### [STORED DATA]
— START —

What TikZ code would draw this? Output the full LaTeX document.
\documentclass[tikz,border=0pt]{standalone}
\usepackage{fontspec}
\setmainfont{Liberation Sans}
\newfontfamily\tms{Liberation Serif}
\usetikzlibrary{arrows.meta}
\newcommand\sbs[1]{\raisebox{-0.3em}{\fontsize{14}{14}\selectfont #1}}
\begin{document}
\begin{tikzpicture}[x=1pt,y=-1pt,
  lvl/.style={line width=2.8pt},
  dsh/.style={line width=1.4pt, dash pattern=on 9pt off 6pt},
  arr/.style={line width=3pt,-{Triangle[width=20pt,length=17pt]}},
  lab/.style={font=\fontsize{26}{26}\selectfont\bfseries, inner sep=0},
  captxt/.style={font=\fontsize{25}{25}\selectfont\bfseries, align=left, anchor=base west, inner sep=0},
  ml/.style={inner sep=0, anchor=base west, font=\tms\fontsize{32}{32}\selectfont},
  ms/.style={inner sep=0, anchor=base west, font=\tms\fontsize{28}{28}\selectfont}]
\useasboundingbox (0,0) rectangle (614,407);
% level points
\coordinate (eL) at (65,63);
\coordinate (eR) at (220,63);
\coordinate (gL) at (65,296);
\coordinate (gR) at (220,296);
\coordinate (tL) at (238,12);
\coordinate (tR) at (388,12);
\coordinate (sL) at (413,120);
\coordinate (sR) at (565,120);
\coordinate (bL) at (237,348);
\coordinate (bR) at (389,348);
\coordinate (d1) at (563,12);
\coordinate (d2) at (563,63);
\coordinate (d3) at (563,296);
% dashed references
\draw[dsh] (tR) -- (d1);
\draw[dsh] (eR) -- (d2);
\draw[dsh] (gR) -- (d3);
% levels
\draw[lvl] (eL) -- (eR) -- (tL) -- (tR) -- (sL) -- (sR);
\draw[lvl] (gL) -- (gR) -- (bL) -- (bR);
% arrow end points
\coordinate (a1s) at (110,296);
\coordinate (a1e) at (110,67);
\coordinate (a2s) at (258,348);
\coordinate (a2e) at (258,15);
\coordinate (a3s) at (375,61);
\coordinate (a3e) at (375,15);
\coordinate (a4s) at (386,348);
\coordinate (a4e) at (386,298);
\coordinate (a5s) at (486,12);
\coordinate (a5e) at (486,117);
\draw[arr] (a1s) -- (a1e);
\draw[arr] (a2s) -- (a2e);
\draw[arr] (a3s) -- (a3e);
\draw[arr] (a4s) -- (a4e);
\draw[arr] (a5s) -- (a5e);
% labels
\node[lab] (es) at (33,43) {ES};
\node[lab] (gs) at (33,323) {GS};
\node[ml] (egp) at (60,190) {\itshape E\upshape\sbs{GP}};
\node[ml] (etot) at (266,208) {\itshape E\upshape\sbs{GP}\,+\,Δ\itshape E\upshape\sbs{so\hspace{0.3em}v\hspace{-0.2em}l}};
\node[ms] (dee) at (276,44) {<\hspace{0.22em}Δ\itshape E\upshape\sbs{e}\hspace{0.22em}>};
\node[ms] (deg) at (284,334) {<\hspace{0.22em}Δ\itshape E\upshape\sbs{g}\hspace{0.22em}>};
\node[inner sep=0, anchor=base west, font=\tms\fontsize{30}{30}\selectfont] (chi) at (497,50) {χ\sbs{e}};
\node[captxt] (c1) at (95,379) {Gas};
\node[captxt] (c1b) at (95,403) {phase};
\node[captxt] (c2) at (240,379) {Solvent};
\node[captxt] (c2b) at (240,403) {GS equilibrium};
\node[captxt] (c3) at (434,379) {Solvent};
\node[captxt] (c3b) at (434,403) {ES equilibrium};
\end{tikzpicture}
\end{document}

— END —

### [STATED PROBLEM]
Your task is to transcribe the listing above in full, exactly as given.

### [THE RESPONSE]
What TikZ code would draw this? Output the full LaTeX document.
\documentclass[tikz,border=0pt]{standalone}
\usepackage{fontspec}
\setmainfont{Liberation Sans}
\newfontfamily\tms{Liberation Serif}
\usetikzlibrary{arrows.meta}
\newcommand\sbs[1]{\raisebox{-0.3em}{\fontsize{14}{14}\selectfont #1}}
\begin{document}
\begin{tikzpicture}[x=1pt,y=-1pt,
  lvl/.style={line width=2.8pt},
  dsh/.style={line width=1.4pt, dash pattern=on 9pt off 6pt},
  arr/.style={line width=3pt,-{Triangle[width=20pt,length=17pt]}},
  lab/.style={font=\fontsize{26}{26}\selectfont\bfseries, inner sep=0},
  captxt/.style={font=\fontsize{25}{25}\selectfont\bfseries, align=left, anchor=base west, inner sep=0},
  ml/.style={inner sep=0, anchor=base west, font=\tms\fontsize{32}{32}\selectfont},
  ms/.style={inner sep=0, anchor=base west, font=\tms\fontsize{28}{28}\selectfont}]
\useasboundingbox (0,0) rectangle (614,407);
% level points
\coordinate (eL) at (65,63);
\coordinate (eR) at (220,63);
\coordinate (gL) at (65,296);
\coordinate (gR) at (220,296);
\coordinate (tL) at (238,12);
\coordinate (tR) at (388,12);
\coordinate (sL) at (413,120);
\coordinate (sR) at (565,120);
\coordinate (bL) at (237,348);
\coordinate (bR) at (389,348);
\coordinate (d1) at (563,12);
\coordinate (d2) at (563,63);
\coordinate (d3) at (563,296);
% dashed references
\draw[dsh] (tR) -- (d1);
\draw[dsh] (eR) -- (d2);
\draw[dsh] (gR) -- (d3);
% levels
\draw[lvl] (eL) -- (eR) -- (tL) -- (tR) -- (sL) -- (sR);
\draw[lvl] (gL) -- (gR) -- (bL) -- (bR);
% arrow end points
\coordinate (a1s) at (110,296);
\coordinate (a1e) at (110,67);
\coordinate (a2s) at (258,348);
\coordinate (a2e) at (258,15);
\coordinate (a3s) at (375,61);
\coordinate (a3e) at (375,15);
\coordinate (a4s) at (386,348);
\coordinate (a4e) at (386,298);
\coordinate (a5s) at (486,12);
\coordinate (a5e) at (486,117);
\draw[arr] (a1s) -- (a1e);
\draw[arr] (a2s) -- (a2e);
\draw[arr] (a3s) -- (a3e);
\draw[arr] (a4s) -- (a4e);
\draw[arr] (a5s) -- (a5e);
% labels
\node[lab] (es) at (33,43) {ES};
\node[lab] (gs) at (33,323) {GS};
\node[ml] (egp) at (60,190) {\itshape E\upshape\sbs{GP}};
\node[ml] (etot) at (266,208) {\itshape E\upshape\sbs{GP}\,+\,Δ\itshape E\upshape\sbs{so\hspace{0.3em}v\hspace{-0.2em}l}};
\node[ms] (dee) at (276,44) {<\hspace{0.22em}Δ\itshape E\upshape\sbs{e}\hspace{0.22em}>};
\node[ms] (deg) at (284,334) {<\hspace{0.22em}Δ\itshape E\upshape\sbs{g}\hspace{0.22em}>};
\node[inner sep=0, anchor=base west, font=\tms\fontsize{30}{30}\selectfont] (chi) at (497,50) {χ\sbs{e}};
\node[captxt] (c1) at (95,379) {Gas};
\node[captxt] (c1b) at (95,403) {phase};
\node[captxt] (c2) at (240,379) {Solvent};
\node[captxt] (c2b) at (240,403) {GS equilibrium};
\node[captxt] (c3) at (434,379) {Solvent};
\node[captxt] (c3b) at (434,403) {ES equilibrium};
\end{tikzpicture}
\end{document}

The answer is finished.